**Goal:** Omit the pictures and print exactly the lines of the listing below, starting at the first and ending at the line containing "ax = fig.add_axes([0.2264, 0.1315, 0.7107, 0.771])".

**Available data:**
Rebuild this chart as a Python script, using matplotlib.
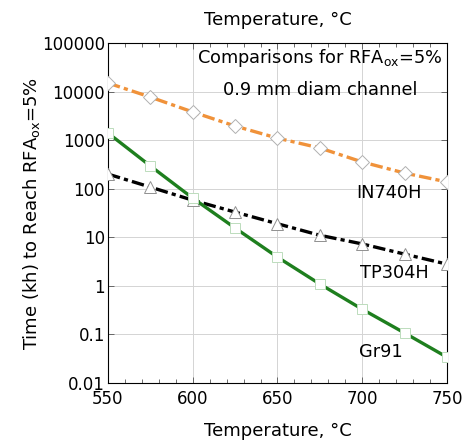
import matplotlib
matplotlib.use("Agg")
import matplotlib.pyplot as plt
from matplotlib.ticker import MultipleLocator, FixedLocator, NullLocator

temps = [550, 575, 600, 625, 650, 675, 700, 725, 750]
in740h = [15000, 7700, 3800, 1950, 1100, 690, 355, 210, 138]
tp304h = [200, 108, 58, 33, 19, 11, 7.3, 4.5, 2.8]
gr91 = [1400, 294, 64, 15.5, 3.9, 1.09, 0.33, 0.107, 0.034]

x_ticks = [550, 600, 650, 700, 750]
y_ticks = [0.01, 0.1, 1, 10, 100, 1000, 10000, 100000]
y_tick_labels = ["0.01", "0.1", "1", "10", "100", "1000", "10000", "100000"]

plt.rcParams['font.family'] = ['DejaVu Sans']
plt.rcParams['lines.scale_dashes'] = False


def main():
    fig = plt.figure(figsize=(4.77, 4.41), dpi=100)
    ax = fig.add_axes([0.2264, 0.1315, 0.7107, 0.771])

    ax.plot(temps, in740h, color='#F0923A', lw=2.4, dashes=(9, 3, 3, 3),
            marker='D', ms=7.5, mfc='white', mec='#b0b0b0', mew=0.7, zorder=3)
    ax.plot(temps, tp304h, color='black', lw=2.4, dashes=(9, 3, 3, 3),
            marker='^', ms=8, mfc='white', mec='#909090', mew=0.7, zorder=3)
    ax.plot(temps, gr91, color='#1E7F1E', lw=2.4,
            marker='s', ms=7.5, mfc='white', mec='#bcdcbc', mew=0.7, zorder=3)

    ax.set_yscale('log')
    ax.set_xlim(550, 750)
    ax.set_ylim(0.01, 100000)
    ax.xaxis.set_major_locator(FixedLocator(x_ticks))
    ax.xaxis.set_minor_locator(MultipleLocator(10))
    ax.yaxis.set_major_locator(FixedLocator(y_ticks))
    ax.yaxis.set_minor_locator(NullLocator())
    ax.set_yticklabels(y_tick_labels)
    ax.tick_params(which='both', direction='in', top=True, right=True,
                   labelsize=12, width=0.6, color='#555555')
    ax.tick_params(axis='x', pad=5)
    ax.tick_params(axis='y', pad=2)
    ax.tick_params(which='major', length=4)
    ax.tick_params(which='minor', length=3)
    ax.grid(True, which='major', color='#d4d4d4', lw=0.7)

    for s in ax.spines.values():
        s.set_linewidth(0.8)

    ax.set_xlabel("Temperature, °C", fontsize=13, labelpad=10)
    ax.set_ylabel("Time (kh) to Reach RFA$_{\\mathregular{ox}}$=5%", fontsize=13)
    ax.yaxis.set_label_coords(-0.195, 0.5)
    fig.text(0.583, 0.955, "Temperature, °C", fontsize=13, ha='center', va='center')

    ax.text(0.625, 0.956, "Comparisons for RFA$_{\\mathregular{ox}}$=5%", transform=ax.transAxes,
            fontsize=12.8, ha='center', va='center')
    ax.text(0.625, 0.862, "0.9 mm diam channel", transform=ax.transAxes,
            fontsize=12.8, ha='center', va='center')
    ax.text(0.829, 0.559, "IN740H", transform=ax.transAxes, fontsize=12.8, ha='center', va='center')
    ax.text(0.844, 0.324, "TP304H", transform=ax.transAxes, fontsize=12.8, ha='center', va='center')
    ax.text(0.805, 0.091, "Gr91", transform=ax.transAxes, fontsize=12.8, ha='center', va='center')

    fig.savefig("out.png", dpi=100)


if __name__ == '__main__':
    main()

**Result:**
Rebuild this chart as a Python script, using matplotlib.
import matplotlib
matplotlib.use("Agg")
import matplotlib.pyplot as plt
from matplotlib.ticker import MultipleLocator, FixedLocator, NullLocator

temps = [550, 575, 600, 625, 650, 675, 700, 725, 750]
in740h = [15000, 7700, 3800, 1950, 1100, 690, 355, 210, 138]
tp304h = [200, 108, 58, 33, 19, 11, 7.3, 4.5, 2.8]
gr91 = [1400, 294, 64, 15.5, 3.9, 1.09, 0.33, 0.107, 0.034]

x_ticks = [550, 600, 650, 700, 750]
y_ticks = [0.01, 0.1, 1, 10, 100, 1000, 10000, 100000]
y_tick_labels = ["0.01", "0.1", "1", "10", "100", "1000", "10000", "100000"]

plt.rcParams['font.family'] = ['DejaVu Sans']
plt.rcParams['lines.scale_dashes'] = False


def main():
    fig = plt.figure(figsize=(4.77, 4.41), dpi=100)
    ax = fig.add_axes([0.2264, 0.1315, 0.7107, 0.771])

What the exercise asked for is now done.